Monday, May 20, 2019

We let in the people our ancestors left


“As Daniel Bell argued in The Cultural Contradictions of Capitalism, European intellectuals and artists began in the late nineteenth century to reject the traditional values of the bourgeois ethic, which they found stifling. They became hostile to commerce and business, and their animus was reflected in high culture, especially literature, throughout the first half of the twentieth century. With the cultural revolution of the 1960s, those ideas found their way into the mainstream, where it became fashionable for a new generation of movie executives and other purveyors of pop culture to explore more transgressive themes, including those that questioned the institutions that employed us and furnished us with life’s essentials. The rise of post-modernism, with its ‘creed of pastiche and parody, of the idea that anything goes, of the enthronement of popular and low culture,’ further entrenched an ethos that widely derides big business today. The average American, from a young age and into adulthood, can’t escape being battered by messages that reflect a deep hostility to the traditional strive-and-thrive American culture that big businesses, especially, represent.”

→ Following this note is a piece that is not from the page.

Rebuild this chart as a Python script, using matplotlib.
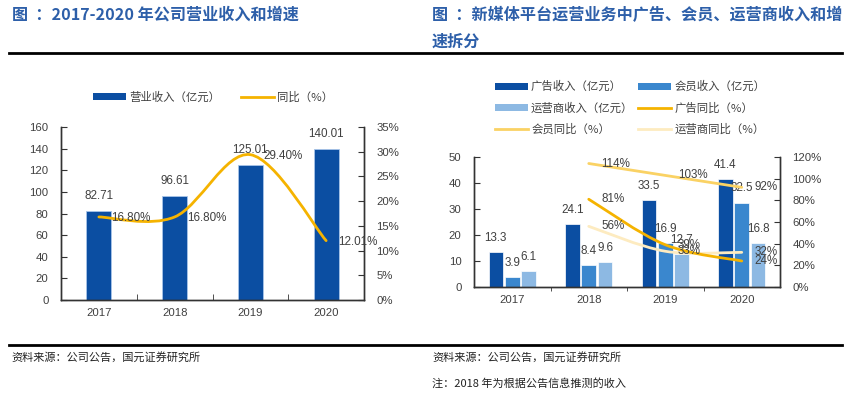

It has been my thought for some time that the nation’s true troubles began in the late 19th century with massive numbers of immigrants. Especially troublesome were the European radicals who passed through Ellis Island in New York City. Today, those who believe the accuracy of television would also believe all ancestors came into the United States by way of New York City. They do not know of the earlier numbers who arrived in Baltimore, Savannah and New Orleans. Do they believe immigrants on the West Coast also arrived first in New York City and hitched rides west?

The New York entries later achieved influence through writing, publishing, entertainment and politics. In those fields, the relative newcomers were able to push aside traditional American values and American’s themselves, deciding for the rest of us, “Our way is the way America must be.”